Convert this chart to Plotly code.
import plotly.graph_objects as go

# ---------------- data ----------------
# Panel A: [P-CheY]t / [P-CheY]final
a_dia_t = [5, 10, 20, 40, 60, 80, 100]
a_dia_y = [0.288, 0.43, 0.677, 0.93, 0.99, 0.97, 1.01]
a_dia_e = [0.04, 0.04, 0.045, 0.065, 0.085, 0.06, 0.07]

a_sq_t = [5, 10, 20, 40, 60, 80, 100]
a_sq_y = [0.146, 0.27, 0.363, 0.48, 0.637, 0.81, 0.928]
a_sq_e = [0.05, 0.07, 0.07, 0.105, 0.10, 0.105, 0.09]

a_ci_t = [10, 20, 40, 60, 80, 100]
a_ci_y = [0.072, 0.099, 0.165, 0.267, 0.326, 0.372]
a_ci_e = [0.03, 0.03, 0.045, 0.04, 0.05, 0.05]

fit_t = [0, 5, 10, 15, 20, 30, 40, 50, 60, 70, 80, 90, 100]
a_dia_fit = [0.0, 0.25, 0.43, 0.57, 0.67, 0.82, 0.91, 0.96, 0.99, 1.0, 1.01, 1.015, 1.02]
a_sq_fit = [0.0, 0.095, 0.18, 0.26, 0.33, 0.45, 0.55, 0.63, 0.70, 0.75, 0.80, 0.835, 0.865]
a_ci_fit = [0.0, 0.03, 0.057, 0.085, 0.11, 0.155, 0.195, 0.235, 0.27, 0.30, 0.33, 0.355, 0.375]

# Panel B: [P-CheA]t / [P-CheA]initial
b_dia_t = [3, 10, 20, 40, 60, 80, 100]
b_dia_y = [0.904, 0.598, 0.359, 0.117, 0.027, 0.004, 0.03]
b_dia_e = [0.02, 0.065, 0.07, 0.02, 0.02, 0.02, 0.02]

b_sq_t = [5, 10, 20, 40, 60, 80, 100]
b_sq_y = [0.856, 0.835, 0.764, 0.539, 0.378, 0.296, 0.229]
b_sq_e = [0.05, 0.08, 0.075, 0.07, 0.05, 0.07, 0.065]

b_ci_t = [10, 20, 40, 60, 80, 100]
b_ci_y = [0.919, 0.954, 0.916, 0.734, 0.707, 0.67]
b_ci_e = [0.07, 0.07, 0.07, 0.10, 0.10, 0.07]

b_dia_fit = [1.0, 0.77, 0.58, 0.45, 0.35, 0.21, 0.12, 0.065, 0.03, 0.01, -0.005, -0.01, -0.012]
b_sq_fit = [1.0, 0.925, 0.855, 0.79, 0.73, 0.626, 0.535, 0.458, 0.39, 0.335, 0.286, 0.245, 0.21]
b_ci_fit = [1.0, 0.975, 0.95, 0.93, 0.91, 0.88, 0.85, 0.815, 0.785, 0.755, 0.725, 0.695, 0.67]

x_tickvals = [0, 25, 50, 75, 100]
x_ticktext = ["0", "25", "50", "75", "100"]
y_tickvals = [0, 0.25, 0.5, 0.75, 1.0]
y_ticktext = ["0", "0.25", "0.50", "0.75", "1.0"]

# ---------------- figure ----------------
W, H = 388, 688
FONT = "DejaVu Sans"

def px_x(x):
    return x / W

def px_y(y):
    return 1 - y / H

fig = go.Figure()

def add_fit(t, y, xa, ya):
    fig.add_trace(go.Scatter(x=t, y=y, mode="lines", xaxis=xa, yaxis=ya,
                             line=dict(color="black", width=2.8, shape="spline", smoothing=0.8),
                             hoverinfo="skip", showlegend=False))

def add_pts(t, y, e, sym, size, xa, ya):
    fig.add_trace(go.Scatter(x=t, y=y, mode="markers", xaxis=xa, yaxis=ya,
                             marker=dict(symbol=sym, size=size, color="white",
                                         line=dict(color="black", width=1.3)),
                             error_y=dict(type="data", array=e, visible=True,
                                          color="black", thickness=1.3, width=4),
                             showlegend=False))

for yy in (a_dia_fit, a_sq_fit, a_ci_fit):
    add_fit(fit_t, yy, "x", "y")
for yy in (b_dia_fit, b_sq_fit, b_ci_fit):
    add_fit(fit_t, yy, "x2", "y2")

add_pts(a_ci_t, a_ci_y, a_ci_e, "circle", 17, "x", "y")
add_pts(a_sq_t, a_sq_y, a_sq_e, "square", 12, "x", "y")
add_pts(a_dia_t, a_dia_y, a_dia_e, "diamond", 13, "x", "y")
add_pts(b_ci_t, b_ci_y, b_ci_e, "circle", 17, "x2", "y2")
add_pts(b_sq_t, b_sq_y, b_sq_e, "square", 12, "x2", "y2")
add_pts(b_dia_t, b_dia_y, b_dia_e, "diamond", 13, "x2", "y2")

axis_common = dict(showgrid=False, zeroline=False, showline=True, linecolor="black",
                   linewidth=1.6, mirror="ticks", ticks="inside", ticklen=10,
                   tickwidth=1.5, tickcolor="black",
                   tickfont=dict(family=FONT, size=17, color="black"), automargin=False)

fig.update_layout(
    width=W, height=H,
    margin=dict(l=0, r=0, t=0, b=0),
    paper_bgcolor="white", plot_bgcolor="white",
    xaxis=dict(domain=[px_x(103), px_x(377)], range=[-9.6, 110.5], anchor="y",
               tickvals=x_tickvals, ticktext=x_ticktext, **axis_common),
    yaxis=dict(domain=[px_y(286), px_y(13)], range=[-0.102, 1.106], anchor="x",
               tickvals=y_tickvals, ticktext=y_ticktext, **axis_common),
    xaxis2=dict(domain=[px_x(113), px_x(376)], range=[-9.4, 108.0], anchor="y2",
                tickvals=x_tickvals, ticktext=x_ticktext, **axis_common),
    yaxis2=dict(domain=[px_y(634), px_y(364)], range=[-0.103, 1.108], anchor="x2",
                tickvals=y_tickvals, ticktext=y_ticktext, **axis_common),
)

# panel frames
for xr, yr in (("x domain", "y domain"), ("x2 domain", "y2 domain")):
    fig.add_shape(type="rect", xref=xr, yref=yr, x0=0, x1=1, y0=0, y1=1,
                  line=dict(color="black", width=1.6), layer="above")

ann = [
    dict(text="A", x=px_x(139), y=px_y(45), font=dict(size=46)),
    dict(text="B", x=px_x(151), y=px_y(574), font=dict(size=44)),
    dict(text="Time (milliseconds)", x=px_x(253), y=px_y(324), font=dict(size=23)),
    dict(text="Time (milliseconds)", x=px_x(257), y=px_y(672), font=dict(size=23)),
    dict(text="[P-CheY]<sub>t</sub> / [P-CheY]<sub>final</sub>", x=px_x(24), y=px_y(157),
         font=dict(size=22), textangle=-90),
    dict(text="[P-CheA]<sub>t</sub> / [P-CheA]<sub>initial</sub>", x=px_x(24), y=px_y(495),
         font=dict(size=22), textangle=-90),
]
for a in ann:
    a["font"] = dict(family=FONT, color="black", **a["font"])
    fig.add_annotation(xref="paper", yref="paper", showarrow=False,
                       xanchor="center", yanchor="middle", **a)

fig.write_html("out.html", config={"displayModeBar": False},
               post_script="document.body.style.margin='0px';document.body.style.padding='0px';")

━━━━━━━━━━━━━━━━

| SET TASK |
Set every line of the listing down word for word.

| REPLY TO THE EXERCISE |
Convert this chart to Plotly code.
import plotly.graph_objects as go

# ---------------- data ----------------
# Panel A: [P-CheY]t / [P-CheY]final
a_dia_t = [5, 10, 20, 40, 60, 80, 100]
a_dia_y = [0.288, 0.43, 0.677, 0.93, 0.99, 0.97, 1.01]
a_dia_e = [0.04, 0.04, 0.045, 0.065, 0.085, 0.06, 0.07]

a_sq_t = [5, 10, 20, 40, 60, 80, 100]
a_sq_y = [0.146, 0.27, 0.363, 0.48, 0.637, 0.81, 0.928]
a_sq_e = [0.05, 0.07, 0.07, 0.105, 0.10, 0.105, 0.09]

a_ci_t = [10, 20, 40, 60, 80, 100]
a_ci_y = [0.072, 0.099, 0.165, 0.267, 0.326, 0.372]
a_ci_e = [0.03, 0.03, 0.045, 0.04, 0.05, 0.05]

fit_t = [0, 5, 10, 15, 20, 30, 40, 50, 60, 70, 80, 90, 100]
a_dia_fit = [0.0, 0.25, 0.43, 0.57, 0.67, 0.82, 0.91, 0.96, 0.99, 1.0, 1.01, 1.015, 1.02]
a_sq_fit = [0.0, 0.095, 0.18, 0.26, 0.33, 0.45, 0.55, 0.63, 0.70, 0.75, 0.80, 0.835, 0.865]
a_ci_fit = [0.0, 0.03, 0.057, 0.085, 0.11, 0.155, 0.195, 0.235, 0.27, 0.30, 0.33, 0.355, 0.375]

# Panel B: [P-CheA]t / [P-CheA]initial
b_dia_t = [3, 10, 20, 40, 60, 80, 100]
b_dia_y = [0.904, 0.598, 0.359, 0.117, 0.027, 0.004, 0.03]
b_dia_e = [0.02, 0.065, 0.07, 0.02, 0.02, 0.02, 0.02]

b_sq_t = [5, 10, 20, 40, 60, 80, 100]
b_sq_y = [0.856, 0.835, 0.764, 0.539, 0.378, 0.296, 0.229]
b_sq_e = [0.05, 0.08, 0.075, 0.07, 0.05, 0.07, 0.065]

b_ci_t = [10, 20, 40, 60, 80, 100]
b_ci_y = [0.919, 0.954, 0.916, 0.734, 0.707, 0.67]
b_ci_e = [0.07, 0.07, 0.07, 0.10, 0.10, 0.07]

b_dia_fit = [1.0, 0.77, 0.58, 0.45, 0.35, 0.21, 0.12, 0.065, 0.03, 0.01, -0.005, -0.01, -0.012]
b_sq_fit = [1.0, 0.925, 0.855, 0.79, 0.73, 0.626, 0.535, 0.458, 0.39, 0.335, 0.286, 0.245, 0.21]
b_ci_fit = [1.0, 0.975, 0.95, 0.93, 0.91, 0.88, 0.85, 0.815, 0.785, 0.755, 0.725, 0.695, 0.67]

x_tickvals = [0, 25, 50, 75, 100]
x_ticktext = ["0", "25", "50", "75", "100"]
y_tickvals = [0, 0.25, 0.5, 0.75, 1.0]
y_ticktext = ["0", "0.25", "0.50", "0.75", "1.0"]

# ---------------- figure ----------------
W, H = 388, 688
FONT = "DejaVu Sans"

def px_x(x):
    return x / W

def px_y(y):
    return 1 - y / H

fig = go.Figure()

def add_fit(t, y, xa, ya):
    fig.add_trace(go.Scatter(x=t, y=y, mode="lines", xaxis=xa, yaxis=ya,
                             line=dict(color="black", width=2.8, shape="spline", smoothing=0.8),
                             hoverinfo="skip", showlegend=False))

def add_pts(t, y, e, sym, size, xa, ya):
    fig.add_trace(go.Scatter(x=t, y=y, mode="markers", xaxis=xa, yaxis=ya,
                             marker=dict(symbol=sym, size=size, color="white",
                                         line=dict(color="black", width=1.3)),
                             error_y=dict(type="data", array=e, visible=True,
                                          color="black", thickness=1.3, width=4),
                             showlegend=False))

for yy in (a_dia_fit, a_sq_fit, a_ci_fit):
    add_fit(fit_t, yy, "x", "y")
for yy in (b_dia_fit, b_sq_fit, b_ci_fit):
    add_fit(fit_t, yy, "x2", "y2")

add_pts(a_ci_t, a_ci_y, a_ci_e, "circle", 17, "x", "y")
add_pts(a_sq_t, a_sq_y, a_sq_e, "square", 12, "x", "y")
add_pts(a_dia_t, a_dia_y, a_dia_e, "diamond", 13, "x", "y")
add_pts(b_ci_t, b_ci_y, b_ci_e, "circle", 17, "x2", "y2")
add_pts(b_sq_t, b_sq_y, b_sq_e, "square", 12, "x2", "y2")
add_pts(b_dia_t, b_dia_y, b_dia_e, "diamond", 13, "x2", "y2")

axis_common = dict(showgrid=False, zeroline=False, showline=True, linecolor="black",
                   linewidth=1.6, mirror="ticks", ticks="inside", ticklen=10,
                   tickwidth=1.5, tickcolor="black",
                   tickfont=dict(family=FONT, size=17, color="black"), automargin=False)

fig.update_layout(
    width=W, height=H,
    margin=dict(l=0, r=0, t=0, b=0),
    paper_bgcolor="white", plot_bgcolor="white",
    xaxis=dict(domain=[px_x(103), px_x(377)], range=[-9.6, 110.5], anchor="y",
               tickvals=x_tickvals, ticktext=x_ticktext, **axis_common),
    yaxis=dict(domain=[px_y(286), px_y(13)], range=[-0.102, 1.106], anchor="x",
               tickvals=y_tickvals, ticktext=y_ticktext, **axis_common),
    xaxis2=dict(domain=[px_x(113), px_x(376)], range=[-9.4, 108.0], anchor="y2",
                tickvals=x_tickvals, ticktext=x_ticktext, **axis_common),
    yaxis2=dict(domain=[px_y(634), px_y(364)], range=[-0.103, 1.108], anchor="x2",
                tickvals=y_tickvals, ticktext=y_ticktext, **axis_common),
)

# panel frames
for xr, yr in (("x domain", "y domain"), ("x2 domain", "y2 domain")):
    fig.add_shape(type="rect", xref=xr, yref=yr, x0=0, x1=1, y0=0, y1=1,
                  line=dict(color="black", width=1.6), layer="above")

ann = [
    dict(text="A", x=px_x(139), y=px_y(45), font=dict(size=46)),
    dict(text="B", x=px_x(151), y=px_y(574), font=dict(size=44)),
    dict(text="Time (milliseconds)", x=px_x(253), y=px_y(324), font=dict(size=23)),
    dict(text="Time (milliseconds)", x=px_x(257), y=px_y(672), font=dict(size=23)),
    dict(text="[P-CheY]<sub>t</sub> / [P-CheY]<sub>final</sub>", x=px_x(24), y=px_y(157),
         font=dict(size=22), textangle=-90),
    dict(text="[P-CheA]<sub>t</sub> / [P-CheA]<sub>initial</sub>", x=px_x(24), y=px_y(495),
         font=dict(size=22), textangle=-90),
]
for a in ann:
    a["font"] = dict(family=FONT, color="black", **a["font"])
    fig.add_annotation(xref="paper", yref="paper", showarrow=False,
                       xanchor="center", yanchor="middle", **a)

fig.write_html("out.html", config={"displayModeBar": False},
               post_script="document.body.style.margin='0px';document.body.style.padding='0px';")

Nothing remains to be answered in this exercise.